There are two mechanisms provided for enumerating all elements in an rbtree. The first, rb_walk(), is a simple callback implementation where the caller specifies a C function pointer and an untyped argument to be passed to it, and the tree code calls that function for each node in order. This has the advantage of a very simple implementation, at the cost of a somewhat more cumbersome API for the user (not unlike ISO C’s bsearch() routine). It is a recursive implementation, however, and is thus not always available in environments that forbid the use of unbounded stack techniques like recursion.

There is also a RB_FOR_EACH iterator provided, which, like the similar APIs for the lists, works to iterate over a list in a more natural way, using a nested code block instead of a callback. It is also nonrecursive, though it requires log-sized space on the stack by default (however, this can be configured to use a fixed/maximally size buffer instead where needed to avoid the dynamic allocation). As with the lists, this is also available in a RB_FOR_EACH_CONTAINER variant which enumerates using a pointer to a container field and not the raw node pointer.

Tree Internals

As described, the Zephyr rbtree implementation is a conventional red/black tree as described pervasively in academic sources. Low level details about the algorithm are out of scope for this document, as they match existing conventions. This discussion will be limited to details notable or specific to the Zephyr implementation.

The core invariant guaranteed by the tree is that the path from the root of the tree to any leaf is no more than twice as long as the path to any other leaf. This is achieved by associating one bit of “color” with each node, either red or black, and enforcing a rule that no red child can be a child of another red child (i.e. that the number of black nodes on any path to the root must be the same, and that no more than that number of “extra” red nodes may be present). This rule is enforced by a set of rotation rules used to “fix” trees following modification.

rbtree example

Fig. 12 A maximally unbalanced rbtree with a black height of two. No more nodes can be added underneath the rightmost node without rebalancing.

These rotations are conceptually implemented on top of a primitive that “swaps” the position of one node with another in the list. Typical implementations effect this by simply swapping the nodes internal “data” pointers, but because the Zephyr rbnode is intrusive, that cannot work. Zephyr must include somewhat more elaborate code to handle the edge cases (for example, one swapped node can be the root, or the two may already be parent/child).

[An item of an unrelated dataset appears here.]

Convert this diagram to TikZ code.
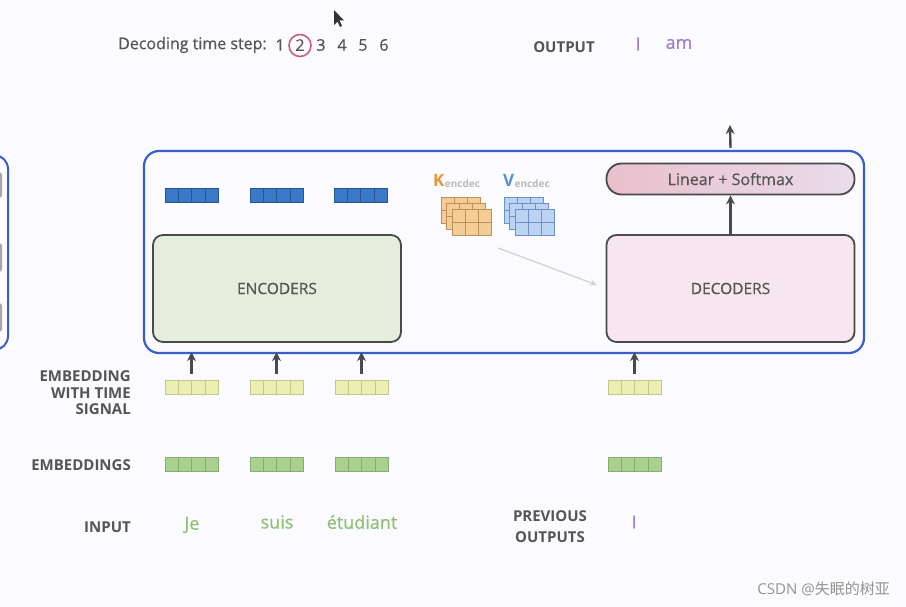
\documentclass[tikz,border=0pt]{standalone}
\usepackage{fontspec}
\setmainfont{Open Sans}
\newfontfamily\medfont{Open Sans}[FakeBold=0.5]
\newfontfamily\cjkfont{Noto Sans CJK SC}
\usetikzlibrary{calc,arrows.meta}
\definecolor{txtgray}{HTML}{555555}
\definecolor{frameblue}{HTML}{3B5FC9}
\definecolor{encfill}{HTML}{E4EEDD}
\definecolor{decfill}{HTML}{F8E6EE}
\definecolor{boxedge}{HTML}{4A4A4A}
\definecolor{bluebar}{HTML}{3A78C8}
\definecolor{bluebaredge}{HTML}{285494}
\definecolor{yelfill}{HTML}{EBF0B2}
\definecolor{yeledge}{HTML}{C2C78A}
\definecolor{grnfill}{HTML}{A9D08F}
\definecolor{grnedge}{HTML}{85AE6C}
\definecolor{wordgreen}{HTML}{8DC070}
\definecolor{wordpurple}{HTML}{9C82CC}
\definecolor{orfill}{HTML}{F4CD96}
\definecolor{oredge}{HTML}{BF9055}
\definecolor{blfill}{HTML}{BCD3F2}
\definecolor{bledge}{HTML}{6C90C8}
\definecolor{kor}{HTML}{E8963A}
\definecolor{vbl}{HTML}{5A8FD8}
\definecolor{circred}{HTML}{C8607A}
\definecolor{linL}{HTML}{E9C0CB}
\definecolor{linR}{HTML}{E9DCEC}
\tikzset{
  lbl/.style={font=\fontsize{15}{18}\selectfont\bfseries, text=txtgray},
  stepfont/.style={font=\fontsize{16}{18}\selectfont\medfont, text=txtgray},
  bigbox/.style={draw=boxedge, line width=1.8pt, rounded corners=10pt, minimum width=248pt, minimum height=107pt, inner sep=0pt, font=\fontsize{15.5}{18}\selectfont\medfont, text=txtgray},
  cellrow/.style={minimum width=53pt, minimum height=14pt, inner sep=0pt, line width=0.8pt},
  bluerow/.style={cellrow, fill=bluebar, draw=bluebaredge},
  yelrow/.style={cellrow, fill=yelfill, draw=yeledge},
  grnrow/.style={cellrow, fill=grnfill, draw=grnedge},
  uparrow/.style={-{Stealth[length=9pt,width=9pt]}, line width=2.4pt, draw=boxedge},
  word/.style={font=\fontsize{18}{20}\selectfont\medfont},
}
\newcommand\celllines[2]{%
  \foreach \i in {1,2,3} \draw[#2, line width=0.8pt] ($(#1.south west)!\i/4!(#1.south east)$) -- ($(#1.north west)!\i/4!(#1.north east)$);}
\newcommand\matlayer[4]{% x y fill edge
  \draw[fill=#3, draw=#4, line width=0.8pt] (#1,#2) rectangle ++(39,26);
  \draw[draw=#4, line width=0.8pt] (#1+13,#2) -- ++(0,26) (#1+26,#2) -- ++(0,26) (#1,#2+13) -- ++(39,0);}
\begin{document}
\begin{tikzpicture}[x=1pt,y=-1pt]
\useasboundingbox[fill=white] (0,0) rectangle (906,607);
\fill[white!98!blue] (0,0) rectangle (906,607);
% left partial frame
\begin{scope}
\clip (0,0) rectangle (906,607);
\draw[frameblue, line width=2pt, rounded corners=14pt] (-60,155) rectangle (8,350);
\fill[gray!70, rounded corners=3pt] (-20,172) rectangle (2,198);
\fill[gray!70, rounded corners=3pt] (-20,243) rectangle (2,272);
\fill[gray!70, rounded corners=3pt] (-20,303) rectangle (2,332);
\end{scope}
% main frame
\node[draw=frameblue, line width=2.2pt, rounded corners=15pt, minimum width=720pt, minimum height=202pt, inner sep=0pt] (frame) at (504,252) {};
% encoders / decoders
\node[bigbox, fill=encfill] (enc) at (277,288.5) {ENCODERS};
\node[bigbox, fill=decfill] (dec) at (730.5,288.5) {DECODERS};
% linear softmax
\node[draw=boxedge, line width=1.8pt, rounded corners=15pt, minimum width=248pt, minimum height=31pt, inner sep=0pt, left color=linL, right color=linR, font=\fontsize{16}{18}\selectfont\medfont, text=txtgray] (lin) at (730.5,179) {Linear + Softmax};
\draw[uparrow] (dec.north) -- (lin.south);
\coordinate (outtop) at (730,125);
\draw[uparrow] (lin.north|-frame.north) ++(0,-2) coordinate (ftop) (ftop) -- (outtop);
% encoder output bars
\node[bluerow] (b1) at (191.5,195) {}; \celllines{b1}{bluebaredge}
\node[bluerow] (b2) at (276.5,195) {}; \celllines{b2}{bluebaredge}
\node[bluerow] (b3) at (360.5,195) {}; \celllines{b3}{bluebaredge}
% K V
\node[anchor=base west, inner sep=0pt, font=\fontsize{17}{18}\selectfont\bfseries, text=kor] (K) at (433,187) {K};
\node[anchor=base west, inner sep=0pt, font=\fontsize{10}{10}\selectfont\bfseries, text=gray!55] (Ksub) at ([yshift=-1pt]K.base east) {encdec};
\node[anchor=base west, inner sep=0pt, font=\fontsize{17}{18}\selectfont\bfseries, text=vbl] (V) at (503,187) {V};
\node[anchor=base west, inner sep=0pt, font=\fontsize{10}{10}\selectfont\bfseries, text=gray!55] (Vsub) at ([yshift=-1pt]V.base east) {encdec};
\matlayer{441}{197}{orfill}{oredge}
\matlayer{446.5}{203}{orfill}{oredge}
\matlayer{452}{209}{orfill}{oredge}
\matlayer{504}{197}{blfill}{bledge}
\matlayer{509.5}{203}{blfill}{bledge}
\matlayer{515}{209}{blfill}{bledge}
\coordinate (kvfrom) at (498,248);
\coordinate (kvto) at (597,285);
\draw[-{Stealth[length=7pt,width=6pt]}, gray!35, line width=1.3pt] (kvfrom) -- (kvto);
% time-signal rows
\node[yelrow] (y1) at (191.5,387) {}; \celllines{y1}{yeledge}
\node[yelrow] (y2) at (276.5,387) {}; \celllines{y2}{yeledge}
\node[yelrow] (y3) at (361.5,387) {}; \celllines{y3}{yeledge}
\node[yelrow] (y4) at (634.5,387) {}; \celllines{y4}{yeledge}
\draw[uparrow] (y1.north)++(0,-6) coordinate (a1) (a1) -- ([yshift=2pt]a1|-frame.south);
\draw[uparrow] (y2.north)++(0,-6) coordinate (a2) (a2) -- ([yshift=2pt]a2|-frame.south);
\draw[uparrow] (y3.north)++(0,-6) coordinate (a3) (a3) -- ([yshift=2pt]a3|-frame.south);
\draw[uparrow] (y4.north)++(0,-6) coordinate (a4) (a4) -- ([yshift=2pt]a4|-frame.south);
% embeddings rows
\node[grnrow] (g1) at (191.5,464) {}; \celllines{g1}{grnedge}
\node[grnrow] (g2) at (276.5,464) {}; \celllines{g2}{grnedge}
\node[grnrow] (g3) at (361.5,464) {}; \celllines{g3}{grnedge}
\node[grnrow] (g4) at (634.5,464) {}; \celllines{g4}{grnedge}
% labels
\node[lbl, anchor=east, align=right, inner sep=0pt, font=\fontsize{15}{16.5}\selectfont\bfseries] (lts) at (131,393) {EMBEDDING\\WITH TIME\\SIGNAL};
\node[lbl, anchor=east, inner sep=0pt] (lemb) at (131,465) {EMBEDDINGS};
\node[lbl, anchor=east, inner sep=0pt] (linp) at (131,527) {INPUT};
\node[lbl, align=center, inner sep=0pt, font=\fontsize{15}{21}\selectfont\bfseries] (lprev) at (550,527) {PREVIOUS\\OUTPUTS};
\node[lbl, inner sep=0pt] (lout) at (564,47) {OUTPUT};
% words
\node[word, text=wordgreen, inner sep=0pt] (w1) at (192,525) {Je};
\node[word, text=wordgreen, inner sep=0pt] (w2) at (277,522) {suis};
\node[word, text=wordgreen, inner sep=0pt] (w3) at (362,522) {étudiant};
\node[word, text=wordpurple, inner sep=0pt] (wp) at (634,522) {I};
\node[word, text=wordpurple, inner sep=0pt] (o1) at (638,44) {I};
\node[word, text=wordpurple, inner sep=0pt] (o2) at (679,44) {am};
% decoding time step
\node[stepfont, anchor=west, inner sep=0pt] (dts) at (118,45) {Decoding time step:};
\node[stepfont, inner sep=0pt] (s1) at (280,45) {1};
\node[stepfont, inner sep=0pt] (s2) at (300,45) {2};
\node[draw=circred, line width=1.6pt, circle, minimum size=22pt, inner sep=0pt] (c2) at (300,45.5) {};
\node[stepfont, inner sep=0pt] (s3) at (321,45) {3};
\node[stepfont, inner sep=0pt] (s4) at (342,45) {4};
\node[stepfont, inner sep=0pt] (s5) at (363,45) {5};
\node[stepfont, inner sep=0pt] (s6) at (384,45) {6};
% cursor
\fill[black!80] (334,10) -- (334,25) -- (337.5,21.5) -- (340,27) -- (342,26) -- (339.5,20.5) -- (344,20.5) -- cycle;
% watermark
\node[anchor=east, inner sep=0pt, text=gray!85, font=\fontsize{15}{18}\selectfont] (wm) at (890,589) {CSDN @{\cjkfont 失眠的树亚}};
\end{tikzpicture}
\end{document}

The rbnode struct for a Zephyr rbtree contains only two pointers, representing the “left”, and “right” children of a node within the binary tree. Traversal of a tree for rebalancing following modification, however, routinely requires the ability to iterate “upwards” from a node as well. It is very common for red/black trees in the industry to store a third “parent” pointer for this purpose. Zephyr avoids this requirement by building a “stack” of node pointers locally as it traverses downward through the tree and updating it appropriately as modifications are made. So a Zephyr rbtree can be implemented with no more runtime storage overhead than a dlist.

These properties, of a balanced tree data structure that works with only two pointers of data per node and that works without any need for a memory allocation API, are quite rare in the industry and are somewhat unique to Zephyr.

Red/Black Tree API Reference

group rbtree_apis

Defines

RB_FOR_EACH(tree, node)

Walk a tree in-order without recursing.

While rb_walk() is very simple, recursing on the C stack can be clumsy for some purposes and on some architectures wastes significant memory in stack frames. This macro implements a non-recursive “foreach” loop that can iterate directly on the tree, at a moderate cost in code size.

Note that the resulting loop is not safe against modifications to the tree. Changes to the tree structure during the loop will produce incorrect results, as nodes may be skipped or duplicated. Unlike linked lists, no _SAFE variant exists.

Note also that the macro expands its arguments multiple times, so they should not be expressions with side effects.

Parameters
  • tree – A pointer to a struct rbtree to walk

  • node – The symbol name of a local struct rbnode* variable to use as the iterator

RB_FOR_EACH_CONTAINER(tree, node, field)

Loop over rbtree with implicit container field logic.

As for RB_FOR_EACH(), but “node” can have an arbitrary type containing a struct rbnode.

Parameters
  • tree – A pointer to a struct rbtree to walk

  • node – The symbol name of a local iterator

  • field – The field name of a struct rbnode inside node

Typedefs

typedef bool (*rb_lessthan_t)(struct rbnode *a, struct rbnode *b)

Red/black tree comparison predicate.

Compares the two nodes and returns true if node A is strictly less than B according to the tree’s sorting criteria, false otherwise.

Note that during insert, the new node being inserted will always be “A”, where “B” is the existing node within the tree against which it is being compared. This trait can be used (with care!) to implement “most/least recently added” semantics between nodes which would otherwise compare as equal.

typedef void (*rb_visit_t)(struct rbnode *node, void *cookie)

Functions

void rb_insert(struct rbtree *tree, struct rbnode *node)

Insert node into tree.

void rb_remove(struct rbtree *tree, struct rbnode *node)

Remove node from tree.

static inline struct rbnode *rb_get_min(struct rbtree *tree)

Returns the lowest-sorted member of the tree.

static inline struct rbnode *rb_get_max(struct rbtree *tree)

Returns the highest-sorted member of the tree.

bool rb_contains(struct rbtree *tree, struct rbnode *node)

Returns true if the given node is part of the tree.

Note that this does not internally dereference the node pointer (though the tree’s lessthan callback might!), it just tests it for equality with items in the tree. So it’s feasible to use this to implement a “set” construct by simply testing the pointer value itself.

static inline void rb_walk(struct rbtree *tree, rb_visit_t visit_fn, void *cookie)

Walk/enumerate a rbtree.

Very simple recursive enumeration. Low code size, but requiring a separate function can be clumsy for the user and there is no way to break out of the loop early. See RB_FOR_EACH for an iterative implementation.